3. Does the payback period measure profitability?

No, and this is a critical limitation. The payback period only measures the time to break even. It completely ignores any cash flows that occur after the payback period has been reached, so it is not a measure of overall profitability. For that, you should use an internal rate of return (IRR) analysis.

4. Why use a payback period calculator if it has limitations?

Despite its drawbacks, the payback period is popular for its simplicity and as a measure of risk. It provides a quick, easy-to-understand snapshot of how long capital will be tied up in a project. It’s best used as a supplementary tool alongside more comprehensive metrics like NPV and IRR.

5. How do I handle a negative cash flow in a future year?
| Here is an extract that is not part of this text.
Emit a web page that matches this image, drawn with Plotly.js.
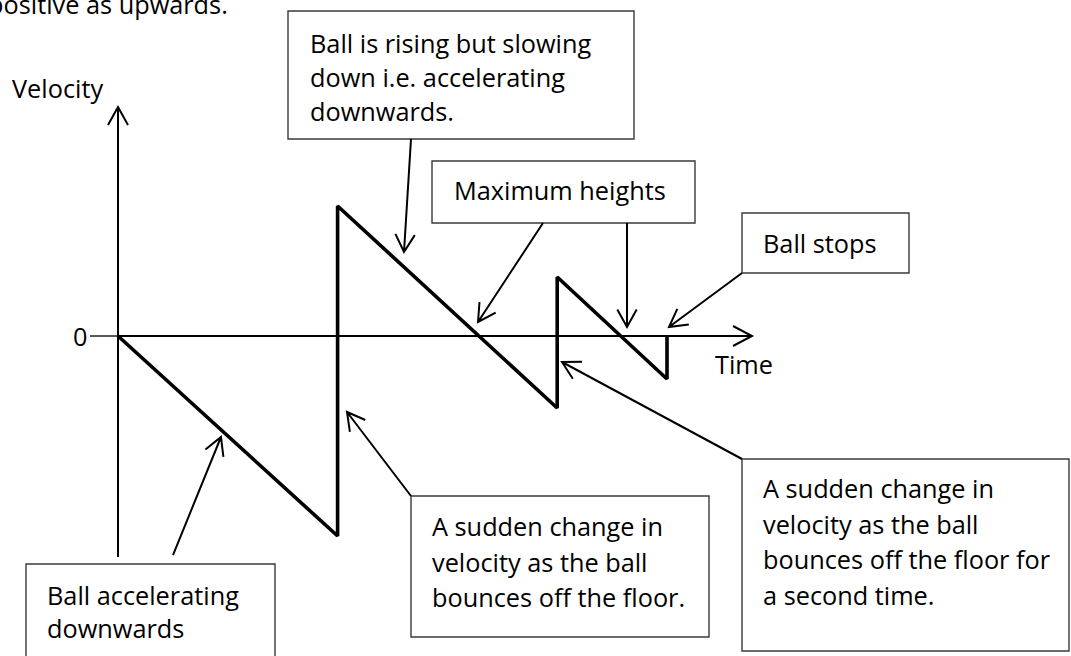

This payback period calculator Excel tool can handle it. A negative cash flow in a future year (e.g., for a major repair) will be subtracted from the cumulative total, thus lengthening the time it takes to reach the break-even point. This can sometimes lead to multiple “payback” points if the cumulative value crosses zero more than once.

6. Can I use this calculator for monthly cash flows?

Yes. While the labels refer to “Years,” you can input monthly cash flows. In this case, the final payback period result will be in months, not years. Just ensure your interpretation of the result is consistent with the time period of your inputs.

7. What if the investment never pays back?

If the cumulative cash flow never becomes positive within the timeframe of your provided cash flows, the calculator will indicate that the payback period is longer than the projection period. This signifies a potentially unviable investment.

8. How is the break-even point related to the payback period?

The payback period is essentially the break-even point expressed in units of time (years). A traditional break-even analysis calculates the number of units you need to sell to cover costs, while the payback period calculates the amount of time you need to operate to cover the initial investment cost.